Daniel, the sister, IMMEDIATELY raised the issue of whether Ashley would resent her for being kept. Because that would be the most NATURAL reaction....especially given the surprise of her having this younger sib and the ramifications of that. But Ashley immediately assured her it never entered her mind. BULL S%*T!
Angelle - how old is your son? You have a relationship with him, or an open adoption??
My son is 42, we are two years in a good reunion except for his amom who is being difficult. I knew all those years ago that I left information so he could find me.
Anyway, when he turned 18 I didn't hear from him, when he turned 21 I didn't hear from him....and so life went on. I thought he was probably happy and did not want to find me.
As it turns out he "found" me when he was 23 through a family connection but did not want to upset his aparents so he did not pursue the link. He began looking again when he had children but by then the connection had passed away so he was stuck in the state system. So there is "story" in between the years.
One year into our reunion I got his OBC from the confidential intermediary who connected us. She was terminally ill and I think this was a sheer act of kindness.

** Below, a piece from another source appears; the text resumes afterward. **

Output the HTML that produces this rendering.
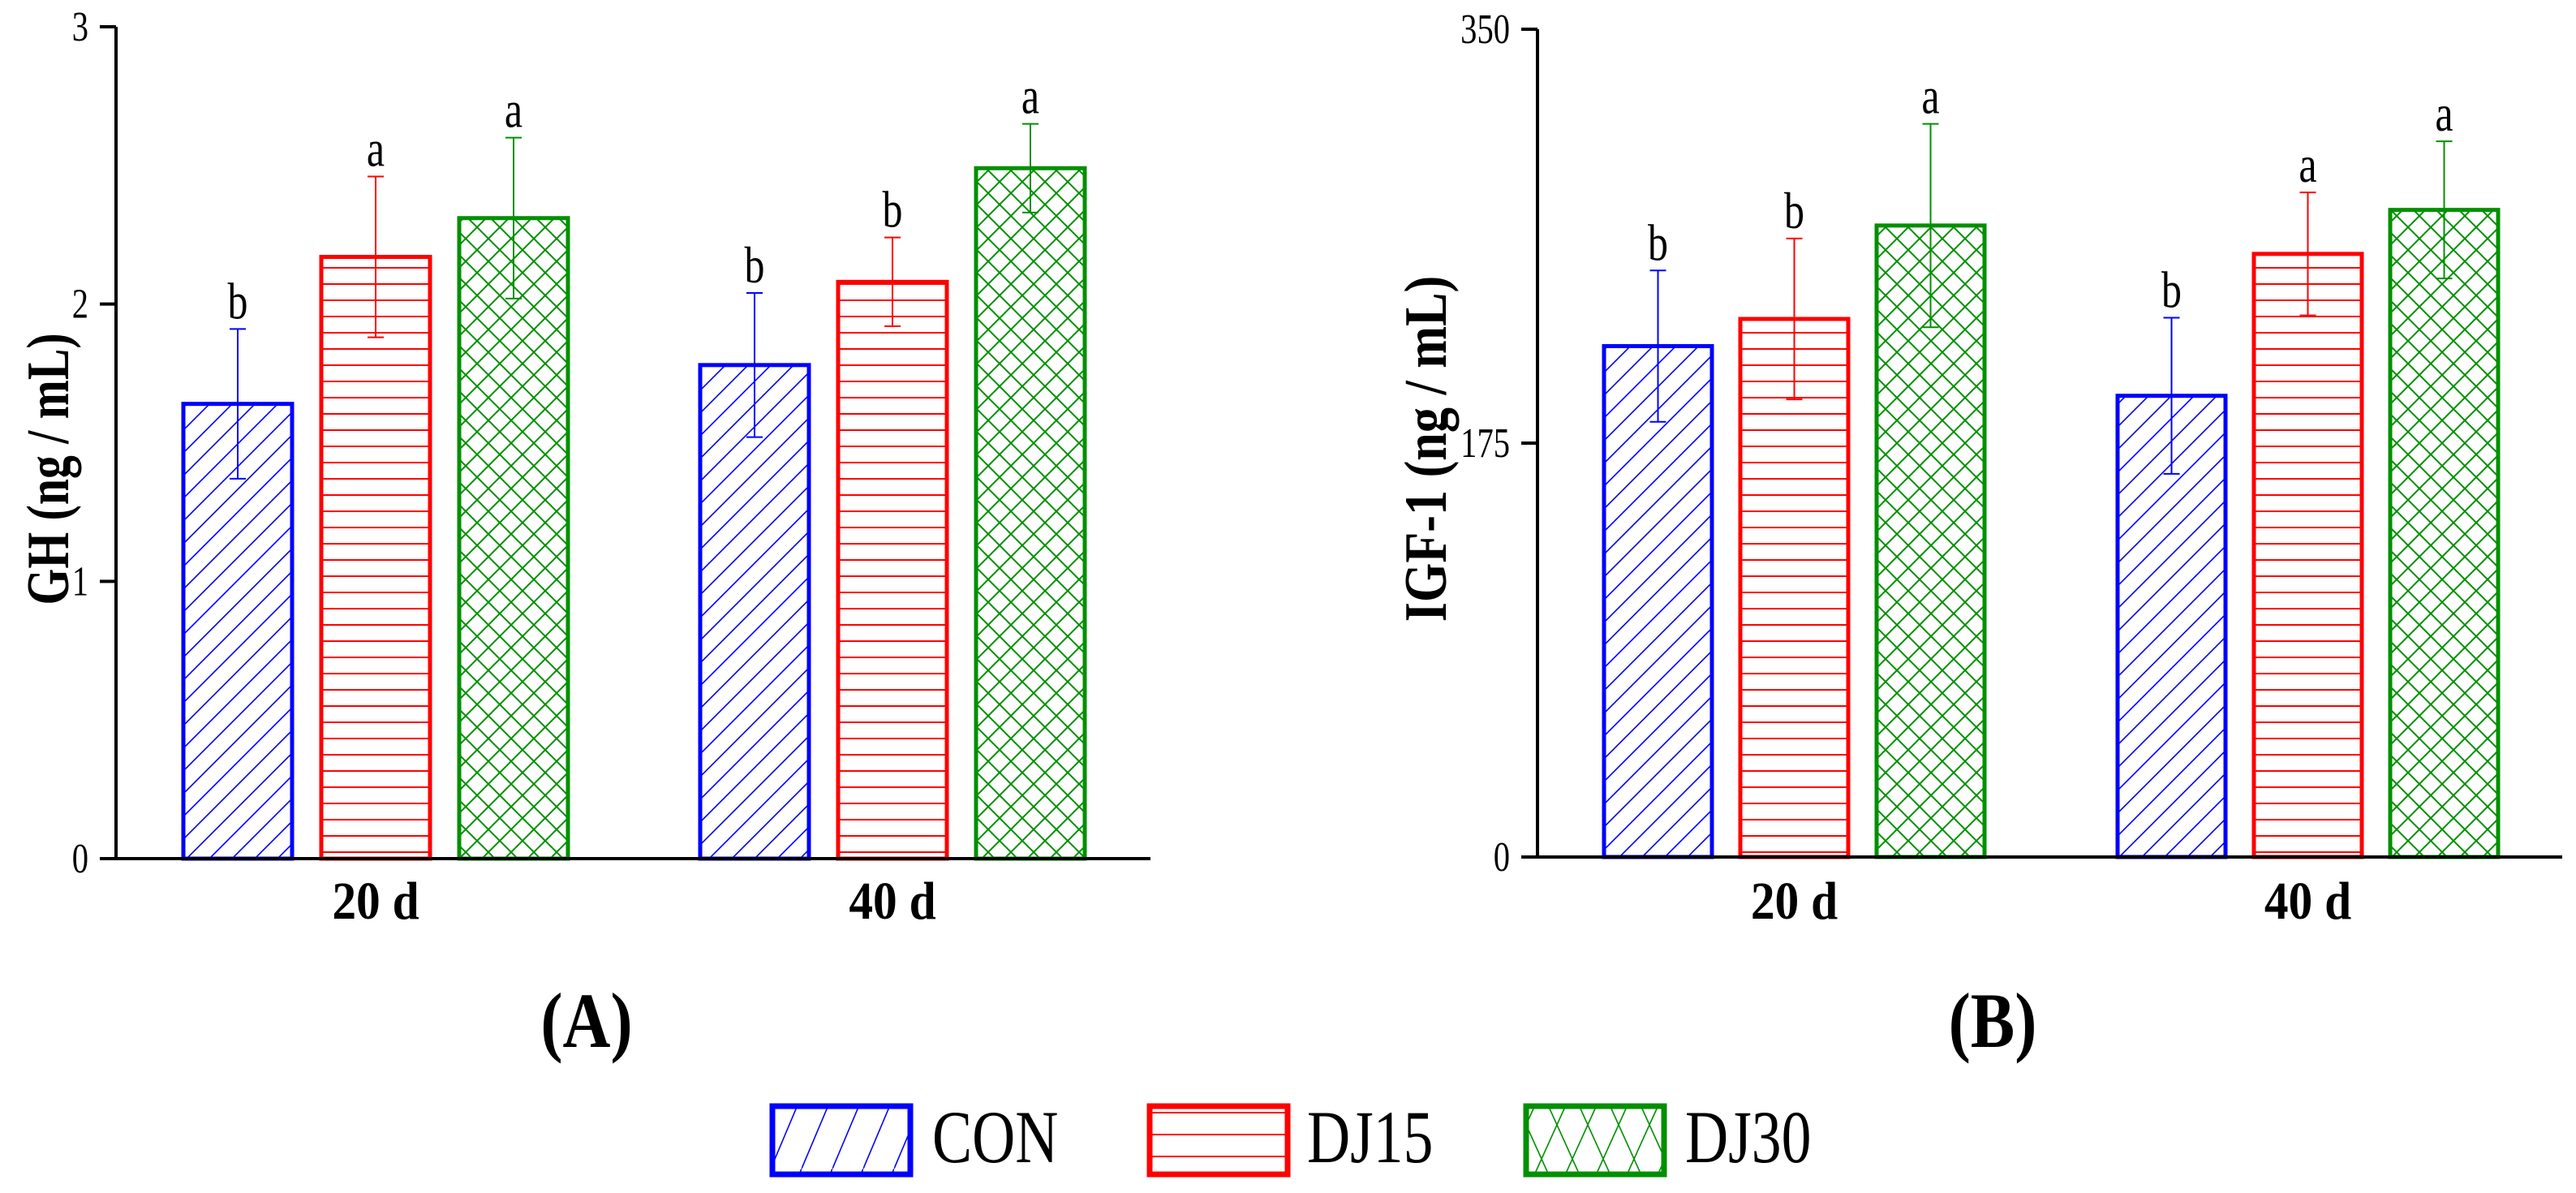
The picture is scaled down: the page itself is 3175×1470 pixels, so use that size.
<!DOCTYPE html>
<html><head><meta charset="utf-8"><style>
html,body{margin:0;padding:0;background:#fff;}
svg{display:block;font-family:"Liberation Serif",serif;}
</style></head><body>
<svg id="fig" width="3175" height="1470" viewBox="0 0 3175 1470" xmlns="http://www.w3.org/2000/svg">
<defs>
<pattern id="pCON" patternUnits="userSpaceOnUse" width="28" height="28">
<path d="M-7,7 L7,-7 M0,28 L28,0 M21,35 L35,21" stroke="#0000ff" stroke-width="1.6"/>
</pattern>
<pattern id="pDJ15" patternUnits="userSpaceOnUse" width="28" height="20">
<line x1="0" y1="10" x2="28" y2="10" stroke="#ff0000" stroke-width="2"/>
</pattern>
<pattern id="pDJ30" patternUnits="userSpaceOnUse" width="28" height="28">
<path d="M-7,7 L7,-7 M0,28 L28,0 M21,35 L35,21 M-7,21 L7,35 M0,0 L28,28 M21,-7 L35,7" stroke="#009000" stroke-width="2"/>
</pattern>
<pattern id="lCON" patternUnits="userSpaceOnUse" width="38" height="90">
<line x1="0" y1="90" x2="38" y2="0" stroke="#0000ff" stroke-width="1.6"/>
</pattern>
<pattern id="lDJ15" patternUnits="userSpaceOnUse" width="40" height="27" y="1370">
<line x1="0" y1="1" x2="40" y2="1" stroke="#ff0000" stroke-width="2"/>
</pattern>
<pattern id="lDJ30" patternUnits="userSpaceOnUse" width="38" height="84">
<path d="M0,0 L38,84 M0,84 L38,0" stroke="#009000" stroke-width="1.6"/>
</pattern>
</defs>
<g id="chartA"></g>
<g id="chartB"></g>
<text transform="translate(723 1290) scale(0.85 1)" font-size="96" font-weight="bold" text-anchor="middle">(A)</text>
<text transform="translate(2456 1290) scale(0.85 1)" font-size="96" font-weight="bold" text-anchor="middle">(B)</text>
<g>
<g>
<rect x="952" y="1363" width="170" height="84" fill="url(#lCON)" stroke="#0000ff" stroke-width="7"/>
<text transform="translate(1149 1432) scale(0.8 1)" font-size="92">CON</text>
</g>
<g>
<rect x="1417" y="1363" width="170" height="84" fill="url(#lDJ15)" stroke="#ff0000" stroke-width="7"/>
<text transform="translate(1611 1432) scale(0.8 1)" font-size="92">DJ15</text>
</g>
<g>
<rect x="1881" y="1363" width="170" height="84" fill="url(#lDJ30)" stroke="#009000" stroke-width="7"/>
<text transform="translate(2077 1432) scale(0.8 1)" font-size="92">DJ30</text>
</g>
</g>
</svg>
<script>
const groups = ["20 d", "40 d"];
const seriesNames = ["CON", "DJ15", "DJ30"];
const ghMeans = [[1.64, 1.78], [2.17, 2.08], [2.31, 2.49]];
const ghErrs = [[0.27, 0.26], [0.29, 0.16], [0.29, 0.16]];
const ghLetters = [["b", "b"], ["a", "b"], ["a", "a"]];
const ghTicks = [0, 1, 2, 3];
const igfMeans = [[216, 195], [227.5, 255], [267, 273.6]];
const igfErrs = [[32, 33], [34, 26], [43, 29]];
const igfLetters = [["b", "b"], ["b", "a"], ["a", "a"]];
const igfTicks = [0, 175, 350];

const NS = "http://www.w3.org/2000/svg";
const colors = ["#0000ff", "#ff0000", "#009000"];
const fills = ["url(#pCON)", "url(#pDJ15)", "url(#pDJ30)"];
function mk(parent, tag, attrs) {
  const e = document.createElementNS(NS, tag);
  for (const k in attrs) e.setAttribute(k, attrs[k]);
  parent.appendChild(e);
  return e;
}
function drawChart(g, cfg) {
  const y = v => cfg.y0 + (v - cfg.min) / (cfg.max - cfg.min) * (cfg.y1 - cfg.y0);
  for (let s = 0; s < seriesNames.length; s++) {
    for (let gi = 0; gi < groups.length; gi++) {
      const x = cfg.groupStart[gi] + s * cfg.step;
      const v = cfg.means[s][gi], e = cfg.errs[s][gi];
      const top = y(v);
      const r = mk(g, "rect", {x: x, y: top, width: cfg.bw, height: cfg.y0 - top, fill: fills[s], stroke: colors[s], "stroke-width": 5});
      
      
      const cx = x + cfg.bw / 2;
      const eb = mk(g, "path", {d: `M${cx},${y(v - e)} L${cx},${y(v + e)} M${cx - 10},${y(v + e)} L${cx + 10},${y(v + e)} M${cx - 10},${y(v - e)} L${cx + 10},${y(v - e)}`, stroke: colors[s], "stroke-width": 2, fill: "none"});
      
      
      const t = mk(g, "text", {transform: `translate(${cx} ${y(v + e) - 13}) scale(0.78 1)`, "font-size": 64, "text-anchor": "middle"});
      t.textContent = cfg.letters[s][gi];
      
      
    }
  }
  const ax = mk(g, "path", {d: `M${cfg.ax},${cfg.y0} L${cfg.ax},${cfg.y1} M${cfg.ax - 20},${cfg.y0} L${cfg.xEnd},${cfg.y0}`, stroke: "#000", "stroke-width": 4, fill: "none"});
  
  
  cfg.ticks.forEach(tv => {
    const ty = y(tv);
    const tk = mk(g, "line", {x1: cfg.ax - 20, y1: ty, x2: cfg.ax, y2: ty, stroke: "#000", "stroke-width": 4});
    
    
    const tl = mk(g, "text", {transform: `translate(${cfg.ax - 34} ${ty + 17}) scale(0.78 1)`, "font-size": 52, "text-anchor": "end"});
    tl.textContent = tv;
    
    
  });
  groups.forEach((gn, gi) => {
    const cx = cfg.groupStart[gi] + (2 * cfg.step + cfg.bw) / 2;
    const t = mk(g, "text", {transform: `translate(${cx} 1132) scale(0.9 1)`, "font-size": 66, "font-weight": "bold", "text-anchor": "middle"});
    t.textContent = gn;
    
    
  });
  const yt = mk(g, "text", {transform: `translate(${cfg.titleX} ${cfg.titleY}) rotate(-90) scale(${cfg.titleSx} 1)`, "font-size": 74, "font-weight": "bold", "text-anchor": "middle"});
  yt.textContent = cfg.title;
  
  
}
drawChart(document.getElementById("chartA"), {
  means: ghMeans, errs: ghErrs, letters: ghLetters, ticks: ghTicks,
  min: 0, max: 3, y0: 1058, y1: 33, ax: 143, xEnd: 1418,
  groupStart: [226, 863], step: 170, bw: 134,
  title: "GH (ng / mL)", titleX: 84, titleY: 578, titleSx: 0.78
});
drawChart(document.getElementById("chartB"), {
  means: igfMeans, errs: igfErrs, letters: igfLetters, ticks: igfTicks,
  min: 0, max: 350, y0: 1056, y1: 36, ax: 1895, xEnd: 3158,
  groupStart: [1977, 2610], step: 168, bw: 133,
  title: "IGF-1 (ng / mL)", titleX: 1782, titleY: 553, titleSx: 0.84
});
</script>
</body></html>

Lo and behold there on his OBC was my address at the time when he was born. My family's home that we still own today. I could have been found in the phone book in 5 minutes at any time in those 40 years. What a case for open records!
Angelle,
In my experience adult-child relations are difficult in any case. Reunited families separated by adoption have extra added "shit" to deal with: feelings of being rejected; feelings of being grateful to and not wanting to hurt their adopters.
He is 42 and will have to work these issues. You can suggest that he find some adoptee support groups online....
As for the OBC, it could also be used as an argument by those who want to keep records sealed to "protect" a mother who would not want to be found!
I left a message on their boards:
http://abc.go.com/shows/find-my-family/discuss?cat=334979&tid=760099&tsn=1
Maybe Ashley met her parents but they did not want to be on the TV show. The show said so little about them that I wondered if they declined to be interviewed or discussed at all. But it doesn't necessarily mean she did not meet them.
Anything is possible, but it seems to me the show would simply have stated that fact.